_Source material_
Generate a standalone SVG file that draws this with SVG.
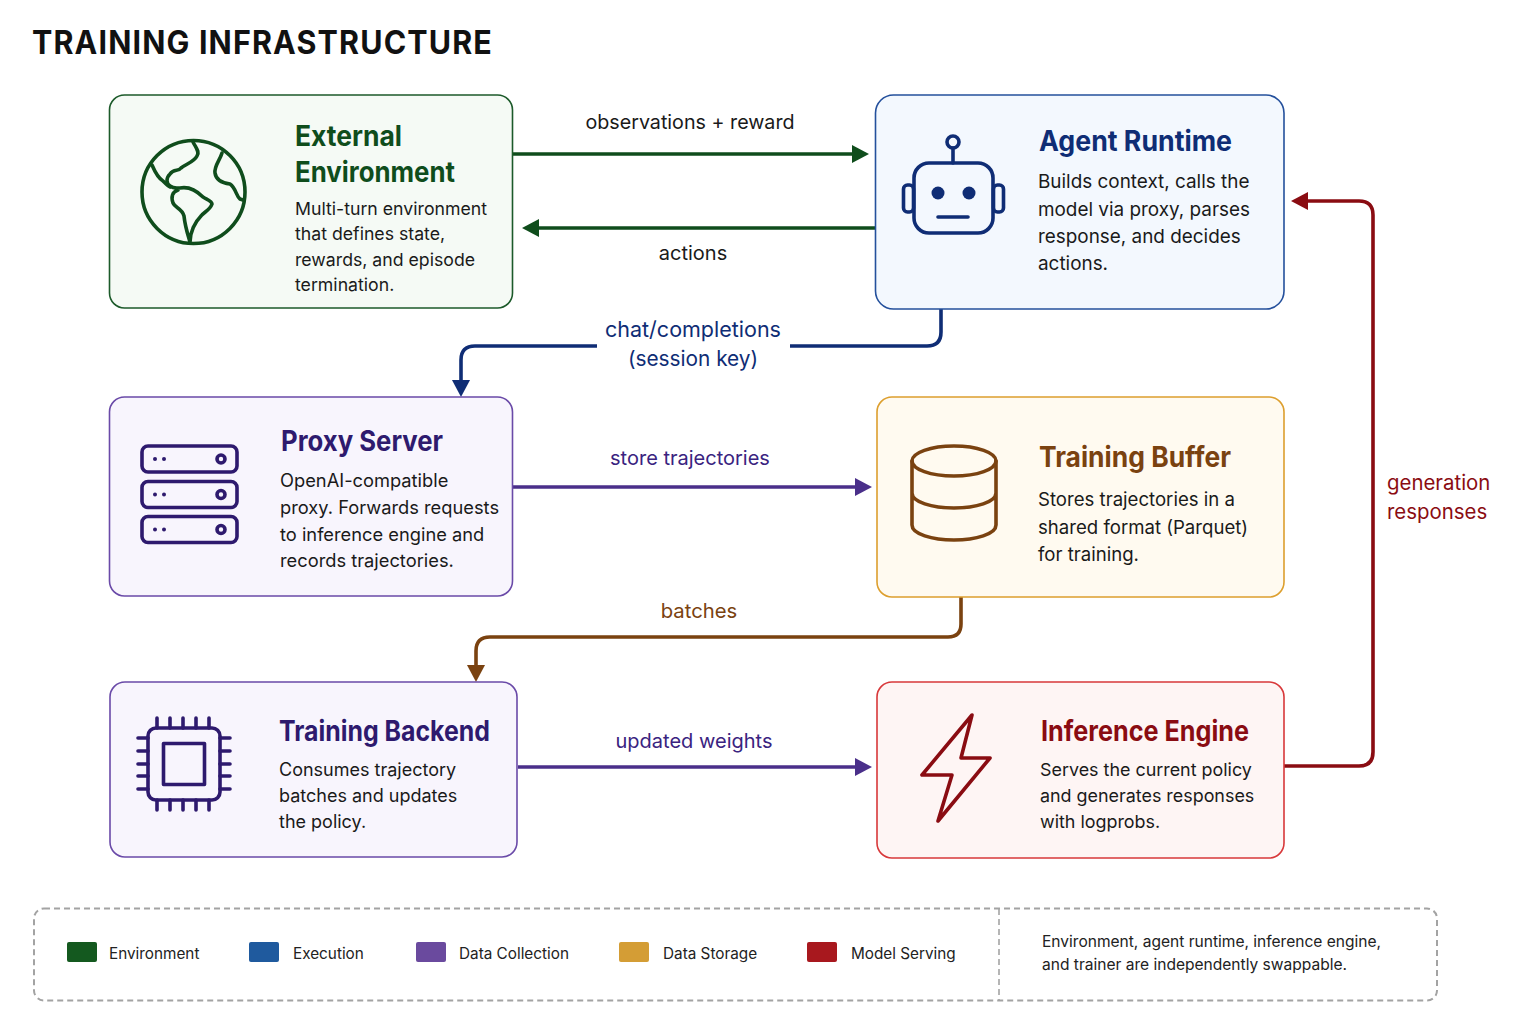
<svg xmlns="http://www.w3.org/2000/svg" width="1535" height="1024" viewBox="0 0 1535 1024">
<style>
text{font-family:Inter,"Noto Sans","Liberation Sans",sans-serif}
.box{stroke-width:1.6}
.t{font-size:28px;font-weight:700}
.b{fill:#1a1a1a}
.l{font-size:20px;text-anchor:middle}
.k{font-size:15.300px;fill:#222}
.i{fill:none;stroke-width:3.6;stroke-linecap:round;stroke-linejoin:round}
.c{fill:none;stroke-width:3.6}
.n{stroke:#0f2d75}.g{stroke:#0f4d1c}.p{stroke:#2e1a6e}.o{stroke:#7a4210}.r{stroke:#8a0c12}
</style>
<defs>
<marker id="ag" markerUnits="userSpaceOnUse" markerWidth="18" markerHeight="20" refX="0" refY="10" orient="auto"><path d="M0,1 L17,10 L0,19z" fill="#0f4d1c"/></marker>
<marker id="an" markerUnits="userSpaceOnUse" markerWidth="18" markerHeight="20" refX="0" refY="10" orient="auto"><path d="M0,1 L17,10 L0,19z" fill="#0f2d75"/></marker>
<marker id="ap" markerUnits="userSpaceOnUse" markerWidth="18" markerHeight="20" refX="0" refY="10" orient="auto"><path d="M0,1 L17,10 L0,19z" fill="#4a2f8a"/></marker>
<marker id="ao" markerUnits="userSpaceOnUse" markerWidth="18" markerHeight="20" refX="0" refY="10" orient="auto"><path d="M0,1 L17,10 L0,19z" fill="#7a4210"/></marker>
<marker id="ar" markerUnits="userSpaceOnUse" markerWidth="18" markerHeight="20" refX="0" refY="10" orient="auto"><path d="M0,1 L17,10 L0,19z" fill="#8a0c12"/></marker>
</defs>
<rect width="1535" height="1024" fill="#fff"/>
<text x="32" y="54" font-size="32" font-weight="700" letter-spacing="1.2" fill="#111" textLength="461" lengthAdjust="spacingAndGlyphs">TRAINING INFRASTRUCTURE</text>

<g id="connectors">
<path class="c" stroke="#0f4d1c" d="M513,154H852" marker-end="url(#ag)"/>
<path class="c" stroke="#0f4d1c" d="M875,228H539" marker-end="url(#ag)"/>
<path class="c" stroke="#0f2d75" d="M941,309V332Q941,346 927,346H790M597,346H475Q461,346 461,360V380" marker-end="url(#an)"/>
<path class="c" stroke="#4a2f8a" d="M513,487H855" marker-end="url(#ap)"/>
<path class="c" stroke="#7a4210" d="M961,597V624Q961,637 948,637H490Q476,637 476,651V665" marker-end="url(#ao)"/>
<path class="c" stroke="#4a2f8a" d="M518,767H855" marker-end="url(#ap)"/>
<path class="c" stroke="#8a0c12" d="M1284,766H1359Q1373,766 1373,752V215Q1373,201 1359,201H1308" marker-end="url(#ar)"/>
<text class="l" x="690" y="129" font-size="19.700" style="font-size:19.700px" fill="#1a1a1a">observations + reward</text>
<text class="l" x="693" y="260" fill="#1a1a1a">actions</text>
<text class="l" x="693" y="337" style="font-size:21.500px" fill="#0f2d75">chat/completions</text>
<text class="l" x="693" y="366" style="font-size:20.800px" fill="#0f2d75">(session key)</text>
<text class="l" x="690" y="465" fill="#3a2380">store trajectories</text>
<text class="l" x="699" y="618" style="font-size:20.300px" fill="#7a4210">batches</text>
<text class="l" x="694" y="748" fill="#3a2380">updated weights</text>
<text x="1387" y="490" font-size="20.400" fill="#8a0c12">generation</text>
<text x="1387" y="519" font-size="20.400" fill="#8a0c12">responses</text>
</g>

<g id="external-environment">
<rect class="box" x="109.500" y="95" width="403" height="213" rx="15" fill="#f5faf5" stroke="#1c5a2a"/>
<g class="i g">
<circle cx="193.500" cy="192" r="51.500"/>
<path d="M193,142C196,148 200,152 197,156C194,162 186,164 181,168C178,172 174,168 170,174C166,178 166,183 170,186C174,189 176,188 180,188C190,186 198,192 203,197C208,200 212,201 212,204C210,210 204,212 201,216C195,222 190,232 190,242C187,232 185,226 184,216C182,208 175,208 173,203C171,197 172,192 178,190"/>
<path d="M152,165C155,172 158,178 163,181C166,184 168,186 170,187"/>
<path d="M222,153C220,160 214,166 215,173C216,180 222,183 230,184C236,188 236,196 240,199L243,200"/>
</g>
<text class="t" x="295" y="146" fill="#0f4d1c" textLength="107" lengthAdjust="spacingAndGlyphs">External</text>
<text class="t" x="295" y="182" fill="#0f4d1c" textLength="160" lengthAdjust="spacingAndGlyphs">Environment</text>
<g font-size="17.700">
<text class="b" x="295" y="215">Multi-turn environment</text>
<text class="b" x="295" y="240">that defines state,</text>
<text class="b" x="295" y="266">rewards, and episode</text>
<text class="b" x="295" y="291">termination.</text>
</g>
</g>

<g id="agent-runtime">
<rect class="box" x="875.500" y="95" width="408.500" height="214" rx="18" fill="#f3f8fe" stroke="#24509c"/>
<g class="i n">
<rect x="914" y="163" width="79" height="70" rx="15"/>
<rect x="903.500" y="185" width="10" height="27" rx="4"/>
<rect x="993.500" y="185" width="10" height="27" rx="4"/>
<circle cx="953" cy="142" r="6"/>
<path d="M953,148V163M938,217H968"/>
</g>
<circle cx="938" cy="193" r="6.500" fill="#0f2d75"/><circle cx="969" cy="193" r="6.500" fill="#0f2d75"/>
<text class="t" x="1039" y="151" fill="#0f2d75" textLength="193" lengthAdjust="spacingAndGlyphs">Agent Runtime</text>
<g font-size="18.900">
<text class="b" x="1038" y="188">Builds context, calls the</text>
<text class="b" x="1038" y="216">model via proxy, parses</text>
<text class="b" x="1038" y="243">response, and decides</text>
<text class="b" x="1038" y="270">actions.</text>
</g>
</g>

<g id="proxy-server">
<rect class="box" x="109.500" y="397" width="403" height="199" rx="15" fill="#f8f5fd" stroke="#6a4aa8"/>
<g class="i p">
<rect x="142" y="446" width="95" height="26" rx="6"/>
<rect x="142" y="481.500" width="95" height="26" rx="6"/>
<rect x="142" y="516.500" width="95" height="26" rx="6"/>
<circle cx="221" cy="459" r="4"/><circle cx="221" cy="494.500" r="4"/><circle cx="221" cy="529.500" r="4"/>
</g>
<g fill="#2e1a6e"><circle cx="155" cy="459" r="2"/><circle cx="164" cy="459" r="2"/><circle cx="155" cy="494.500" r="2"/><circle cx="164" cy="494.500" r="2"/><circle cx="155" cy="529.500" r="2"/><circle cx="164" cy="529.500" r="2"/></g>
<text class="t" x="281" y="451" fill="#2e1a6e" textLength="162" lengthAdjust="spacingAndGlyphs">Proxy Server</text>
<g font-size="18.300">
<text class="b" x="280" y="487">OpenAI-compatible</text>
<text class="b" x="280" y="514">proxy. Forwards requests</text>
<text class="b" x="280" y="541">to inference engine and</text>
<text class="b" x="280" y="567">records trajectories.</text>
</g>
</g>

<g id="training-buffer">
<rect class="box" x="877" y="397" width="407" height="200" rx="15" fill="#fffaf0" stroke="#dd9f2e"/>
<g class="i o">
<ellipse cx="954" cy="461" rx="42" ry="15"/>
<path d="M912,461V525C912,534 932,540 954,540C976,540 996,534 996,525V461M912,493C912,502 932,508 954,508C976,508 996,502 996,493"/>
</g>
<text class="t" x="1039" y="467" fill="#7a4210" textLength="192" lengthAdjust="spacingAndGlyphs">Training Buffer</text>
<g font-size="18.600">
<text class="b" x="1038" y="506">Stores trajectories in a</text>
<text class="b" x="1038" y="534">shared format (Parquet)</text>
<text class="b" x="1038" y="561">for training.</text>
</g>
</g>

<g id="training-backend">
<rect class="box" x="110" y="682" width="407" height="175" rx="15" fill="#f8f5fd" stroke="#6a4aa8"/>
<g class="i p">
<rect x="148" y="728" width="72" height="72" rx="8"/>
<rect x="163.500" y="743.500" width="41" height="41"/>
<path d="M157,718V728M170,718V728M183,718V728M196,718V728M209,718V728M157,800V810M170,800V810M183,800V810M196,800V810M209,800V810M138,738H148M138,751H148M138,764H148M138,776H148M138,789H148M220,738H230M220,751H230M220,764H230M220,776H230M220,789H230"/>
</g>
<text class="t" x="279" y="741" fill="#2e1a6e" textLength="211" lengthAdjust="spacingAndGlyphs">Training Backend</text>
<g font-size="18">
<text class="b" x="279" y="776">Consumes trajectory</text>
<text class="b" x="279" y="802">batches and updates</text>
<text class="b" x="279" y="828">the policy.</text>
</g>
</g>

<g id="inference-engine">
<rect class="box" x="877" y="682" width="407" height="176" rx="15" fill="#fef5f4" stroke="#d8383a"/>
<path class="i r" d="M972,715L922,775H952L938,821L990,758H961Z"/>
<text class="t" x="1041" y="741" fill="#8a0c12" textLength="208" lengthAdjust="spacingAndGlyphs">Inference Engine</text>
<g font-size="17.900">
<text class="b" x="1040" y="776">Serves the current policy</text>
<text class="b" x="1040" y="802">and generates responses</text>
<text class="b" x="1040" y="828">with logprobs.</text>
</g>
</g>

<g id="legend">
<rect x="34" y="908.500" width="1403" height="92" rx="10" fill="none" stroke="#a3a3a3" stroke-width="2" stroke-dasharray="6 4"/>
<path d="M999,909V1000" fill="none" stroke="#a3a3a3" stroke-width="1.600" stroke-dasharray="6 4"/>
<rect x="67" y="942" width="30" height="20" rx="2" fill="#14591f"/>
<text class="k" x="109" y="959">Environment</text>
<rect x="249" y="942" width="30" height="20" rx="2" fill="#1f5a9e"/>
<text class="k" x="293" y="959">Execution</text>
<rect x="416" y="942" width="30" height="20" rx="2" fill="#6a4a9e"/>
<text class="k" x="459" y="959">Data Collection</text>
<rect x="619" y="942" width="30" height="20" rx="2" fill="#d49d35"/>
<text class="k" x="663" y="959">Data Storage</text>
<rect x="807" y="942" width="30" height="20" rx="2" fill="#a8181e"/>
<text class="k" x="851" y="959">Model Serving</text>
<text class="k" x="1042" y="947" style="font-size:15.550px">Environment, agent runtime, inference engine,</text>
<text class="k" x="1042" y="970" style="font-size:15.550px">and trainer are independently swappable.</text>
</g>
</svg>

_Given instruction_
Which lines above contain the word "that"? Copy each of them.

_Full response_
Generate a standalone SVG file that draws this with SVG.
<text class="b" x="295" y="240">that defines state,</text>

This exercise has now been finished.